**Given information:**

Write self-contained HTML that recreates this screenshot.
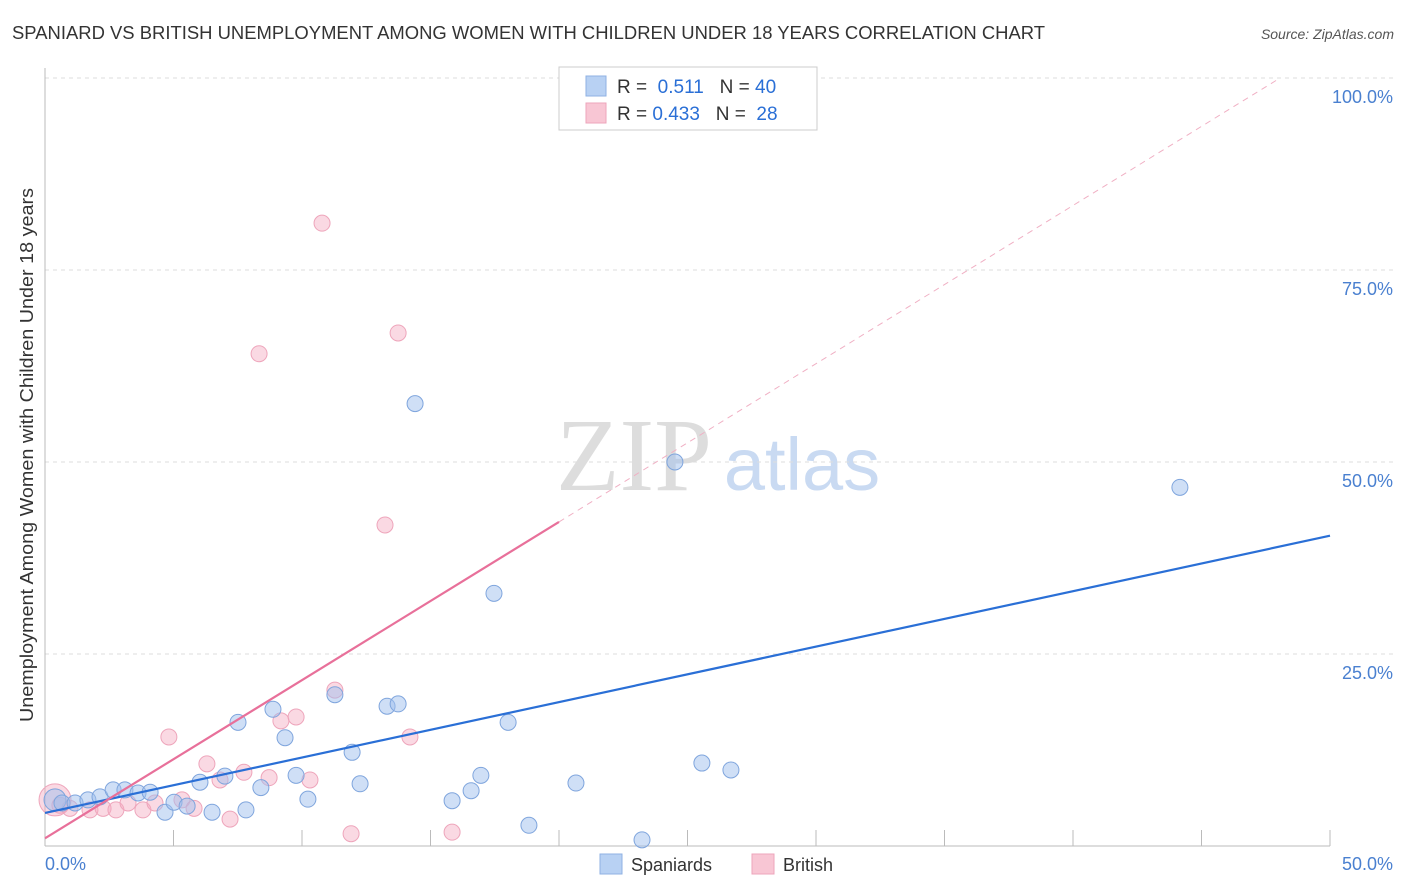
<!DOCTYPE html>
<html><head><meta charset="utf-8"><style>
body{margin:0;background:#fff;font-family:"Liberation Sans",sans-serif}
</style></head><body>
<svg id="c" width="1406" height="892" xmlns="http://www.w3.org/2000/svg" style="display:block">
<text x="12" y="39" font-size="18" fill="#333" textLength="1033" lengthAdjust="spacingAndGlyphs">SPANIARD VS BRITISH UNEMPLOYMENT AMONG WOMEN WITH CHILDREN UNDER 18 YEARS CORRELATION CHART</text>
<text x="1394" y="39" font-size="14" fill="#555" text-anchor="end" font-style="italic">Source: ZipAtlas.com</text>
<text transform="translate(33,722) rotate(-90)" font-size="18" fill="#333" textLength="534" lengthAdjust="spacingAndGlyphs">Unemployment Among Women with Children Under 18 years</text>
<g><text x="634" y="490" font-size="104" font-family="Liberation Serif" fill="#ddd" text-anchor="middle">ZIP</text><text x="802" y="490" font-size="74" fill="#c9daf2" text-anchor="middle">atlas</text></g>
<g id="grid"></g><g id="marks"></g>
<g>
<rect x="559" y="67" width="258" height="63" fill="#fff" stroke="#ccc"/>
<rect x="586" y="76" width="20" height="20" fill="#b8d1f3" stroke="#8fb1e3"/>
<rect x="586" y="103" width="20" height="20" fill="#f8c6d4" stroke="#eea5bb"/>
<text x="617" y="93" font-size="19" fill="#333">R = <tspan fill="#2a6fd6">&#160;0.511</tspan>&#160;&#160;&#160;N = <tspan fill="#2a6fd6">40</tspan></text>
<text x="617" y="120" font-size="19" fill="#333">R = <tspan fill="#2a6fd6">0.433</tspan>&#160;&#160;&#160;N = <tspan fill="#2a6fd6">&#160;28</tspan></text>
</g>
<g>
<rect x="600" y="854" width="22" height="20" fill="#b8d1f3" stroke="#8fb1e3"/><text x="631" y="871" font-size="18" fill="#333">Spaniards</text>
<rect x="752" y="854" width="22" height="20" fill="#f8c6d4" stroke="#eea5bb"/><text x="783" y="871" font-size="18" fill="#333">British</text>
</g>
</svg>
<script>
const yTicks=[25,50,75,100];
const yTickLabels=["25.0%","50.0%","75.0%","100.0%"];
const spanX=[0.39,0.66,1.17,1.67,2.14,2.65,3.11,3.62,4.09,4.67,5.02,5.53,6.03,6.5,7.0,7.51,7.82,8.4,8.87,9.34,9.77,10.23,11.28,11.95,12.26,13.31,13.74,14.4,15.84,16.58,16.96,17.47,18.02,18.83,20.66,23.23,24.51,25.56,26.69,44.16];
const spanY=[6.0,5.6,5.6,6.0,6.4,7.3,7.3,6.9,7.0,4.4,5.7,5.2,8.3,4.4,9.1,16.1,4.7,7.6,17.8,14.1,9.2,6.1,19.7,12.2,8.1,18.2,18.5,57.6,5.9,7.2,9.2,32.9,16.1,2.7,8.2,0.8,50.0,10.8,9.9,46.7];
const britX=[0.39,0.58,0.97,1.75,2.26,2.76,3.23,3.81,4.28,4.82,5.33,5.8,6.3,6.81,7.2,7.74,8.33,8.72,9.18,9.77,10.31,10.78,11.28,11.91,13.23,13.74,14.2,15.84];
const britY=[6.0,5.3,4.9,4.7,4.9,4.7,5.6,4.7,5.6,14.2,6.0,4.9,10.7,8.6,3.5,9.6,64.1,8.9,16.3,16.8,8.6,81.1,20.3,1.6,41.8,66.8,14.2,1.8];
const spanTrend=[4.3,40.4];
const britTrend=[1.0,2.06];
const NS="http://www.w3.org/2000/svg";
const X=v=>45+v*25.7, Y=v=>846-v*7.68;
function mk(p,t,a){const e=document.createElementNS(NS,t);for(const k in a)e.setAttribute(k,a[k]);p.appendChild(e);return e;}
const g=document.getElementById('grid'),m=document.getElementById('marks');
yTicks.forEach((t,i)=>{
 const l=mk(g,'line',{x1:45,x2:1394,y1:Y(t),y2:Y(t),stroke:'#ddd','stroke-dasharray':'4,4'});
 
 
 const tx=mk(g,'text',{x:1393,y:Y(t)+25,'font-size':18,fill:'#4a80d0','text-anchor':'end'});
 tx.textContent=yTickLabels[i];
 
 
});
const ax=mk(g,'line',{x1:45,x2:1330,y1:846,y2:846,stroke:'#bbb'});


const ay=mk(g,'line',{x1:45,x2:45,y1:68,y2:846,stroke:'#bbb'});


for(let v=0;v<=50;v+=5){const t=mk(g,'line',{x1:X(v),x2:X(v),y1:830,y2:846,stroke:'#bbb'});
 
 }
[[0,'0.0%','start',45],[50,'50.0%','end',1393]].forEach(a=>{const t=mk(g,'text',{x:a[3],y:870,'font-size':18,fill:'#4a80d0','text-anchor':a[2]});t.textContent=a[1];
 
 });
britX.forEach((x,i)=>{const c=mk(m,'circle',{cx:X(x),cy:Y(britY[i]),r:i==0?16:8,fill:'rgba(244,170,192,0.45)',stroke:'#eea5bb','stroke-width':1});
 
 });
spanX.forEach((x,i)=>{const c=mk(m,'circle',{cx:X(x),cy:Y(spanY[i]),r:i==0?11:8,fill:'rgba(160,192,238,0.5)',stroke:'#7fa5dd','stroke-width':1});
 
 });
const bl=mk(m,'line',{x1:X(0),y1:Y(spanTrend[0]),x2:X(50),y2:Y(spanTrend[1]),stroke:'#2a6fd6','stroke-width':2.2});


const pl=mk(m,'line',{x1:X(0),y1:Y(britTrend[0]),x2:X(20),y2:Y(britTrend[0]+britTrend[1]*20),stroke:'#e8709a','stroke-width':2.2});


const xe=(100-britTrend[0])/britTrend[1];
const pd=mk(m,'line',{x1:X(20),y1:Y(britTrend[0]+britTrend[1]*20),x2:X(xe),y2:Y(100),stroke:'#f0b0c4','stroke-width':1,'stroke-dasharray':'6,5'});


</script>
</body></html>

**Aim:** Write the lines above out again exactly, without any of their pictures.

**Expected answer:**
Write self-contained HTML that recreates this screenshot.
<!DOCTYPE html>
<html><head><meta charset="utf-8"><style>
body{margin:0;background:#fff;font-family:"Liberation Sans",sans-serif}
</style></head><body>
<svg id="c" width="1406" height="892" xmlns="http://www.w3.org/2000/svg" style="display:block">
<text x="12" y="39" font-size="18" fill="#333" textLength="1033" lengthAdjust="spacingAndGlyphs">SPANIARD VS BRITISH UNEMPLOYMENT AMONG WOMEN WITH CHILDREN UNDER 18 YEARS CORRELATION CHART</text>
<text x="1394" y="39" font-size="14" fill="#555" text-anchor="end" font-style="italic">Source: ZipAtlas.com</text>
<text transform="translate(33,722) rotate(-90)" font-size="18" fill="#333" textLength="534" lengthAdjust="spacingAndGlyphs">Unemployment Among Women with Children Under 18 years</text>
<g><text x="634" y="490" font-size="104" font-family="Liberation Serif" fill="#ddd" text-anchor="middle">ZIP</text><text x="802" y="490" font-size="74" fill="#c9daf2" text-anchor="middle">atlas</text></g>
<g id="grid"></g><g id="marks"></g>
<g>
<rect x="559" y="67" width="258" height="63" fill="#fff" stroke="#ccc"/>
<rect x="586" y="76" width="20" height="20" fill="#b8d1f3" stroke="#8fb1e3"/>
<rect x="586" y="103" width="20" height="20" fill="#f8c6d4" stroke="#eea5bb"/>
<text x="617" y="93" font-size="19" fill="#333">R = <tspan fill="#2a6fd6">&#160;0.511</tspan>&#160;&#160;&#160;N = <tspan fill="#2a6fd6">40</tspan></text>
<text x="617" y="120" font-size="19" fill="#333">R = <tspan fill="#2a6fd6">0.433</tspan>&#160;&#160;&#160;N = <tspan fill="#2a6fd6">&#160;28</tspan></text>
</g>
<g>
<rect x="600" y="854" width="22" height="20" fill="#b8d1f3" stroke="#8fb1e3"/><text x="631" y="871" font-size="18" fill="#333">Spaniards</text>
<rect x="752" y="854" width="22" height="20" fill="#f8c6d4" stroke="#eea5bb"/><text x="783" y="871" font-size="18" fill="#333">British</text>
</g>
</svg>
<script>
const yTicks=[25,50,75,100];
const yTickLabels=["25.0%","50.0%","75.0%","100.0%"];
const spanX=[0.39,0.66,1.17,1.67,2.14,2.65,3.11,3.62,4.09,4.67,5.02,5.53,6.03,6.5,7.0,7.51,7.82,8.4,8.87,9.34,9.77,10.23,11.28,11.95,12.26,13.31,13.74,14.4,15.84,16.58,16.96,17.47,18.02,18.83,20.66,23.23,24.51,25.56,26.69,44.16];
const spanY=[6.0,5.6,5.6,6.0,6.4,7.3,7.3,6.9,7.0,4.4,5.7,5.2,8.3,4.4,9.1,16.1,4.7,7.6,17.8,14.1,9.2,6.1,19.7,12.2,8.1,18.2,18.5,57.6,5.9,7.2,9.2,32.9,16.1,2.7,8.2,0.8,50.0,10.8,9.9,46.7];
const britX=[0.39,0.58,0.97,1.75,2.26,2.76,3.23,3.81,4.28,4.82,5.33,5.8,6.3,6.81,7.2,7.74,8.33,8.72,9.18,9.77,10.31,10.78,11.28,11.91,13.23,13.74,14.2,15.84];
const britY=[6.0,5.3,4.9,4.7,4.9,4.7,5.6,4.7,5.6,14.2,6.0,4.9,10.7,8.6,3.5,9.6,64.1,8.9,16.3,16.8,8.6,81.1,20.3,1.6,41.8,66.8,14.2,1.8];
const spanTrend=[4.3,40.4];
const britTrend=[1.0,2.06];
const NS="http://www.w3.org/2000/svg";
const X=v=>45+v*25.7, Y=v=>846-v*7.68;
function mk(p,t,a){const e=document.createElementNS(NS,t);for(const k in a)e.setAttribute(k,a[k]);p.appendChild(e);return e;}
const g=document.getElementById('grid'),m=document.getElementById('marks');
yTicks.forEach((t,i)=>{
 const l=mk(g,'line',{x1:45,x2:1394,y1:Y(t),y2:Y(t),stroke:'#ddd','stroke-dasharray':'4,4'});
 
 
 const tx=mk(g,'text',{x:1393,y:Y(t)+25,'font-size':18,fill:'#4a80d0','text-anchor':'end'});
 tx.textContent=yTickLabels[i];
 
 
});
const ax=mk(g,'line',{x1:45,x2:1330,y1:846,y2:846,stroke:'#bbb'});


const ay=mk(g,'line',{x1:45,x2:45,y1:68,y2:846,stroke:'#bbb'});


for(let v=0;v<=50;v+=5){const t=mk(g,'line',{x1:X(v),x2:X(v),y1:830,y2:846,stroke:'#bbb'});
 
 }
[[0,'0.0%','start',45],[50,'50.0%','end',1393]].forEach(a=>{const t=mk(g,'text',{x:a[3],y:870,'font-size':18,fill:'#4a80d0','text-anchor':a[2]});t.textContent=a[1];
 
 });
britX.forEach((x,i)=>{const c=mk(m,'circle',{cx:X(x),cy:Y(britY[i]),r:i==0?16:8,fill:'rgba(244,170,192,0.45)',stroke:'#eea5bb','stroke-width':1});
 
 });
spanX.forEach((x,i)=>{const c=mk(m,'circle',{cx:X(x),cy:Y(spanY[i]),r:i==0?11:8,fill:'rgba(160,192,238,0.5)',stroke:'#7fa5dd','stroke-width':1});
 
 });
const bl=mk(m,'line',{x1:X(0),y1:Y(spanTrend[0]),x2:X(50),y2:Y(spanTrend[1]),stroke:'#2a6fd6','stroke-width':2.2});


const pl=mk(m,'line',{x1:X(0),y1:Y(britTrend[0]),x2:X(20),y2:Y(britTrend[0]+britTrend[1]*20),stroke:'#e8709a','stroke-width':2.2});


const xe=(100-britTrend[0])/britTrend[1];
const pd=mk(m,'line',{x1:X(20),y1:Y(britTrend[0]+britTrend[1]*20),x2:X(xe),y2:Y(100),stroke:'#f0b0c4','stroke-width':1,'stroke-dasharray':'6,5'});


</script>
</body></html>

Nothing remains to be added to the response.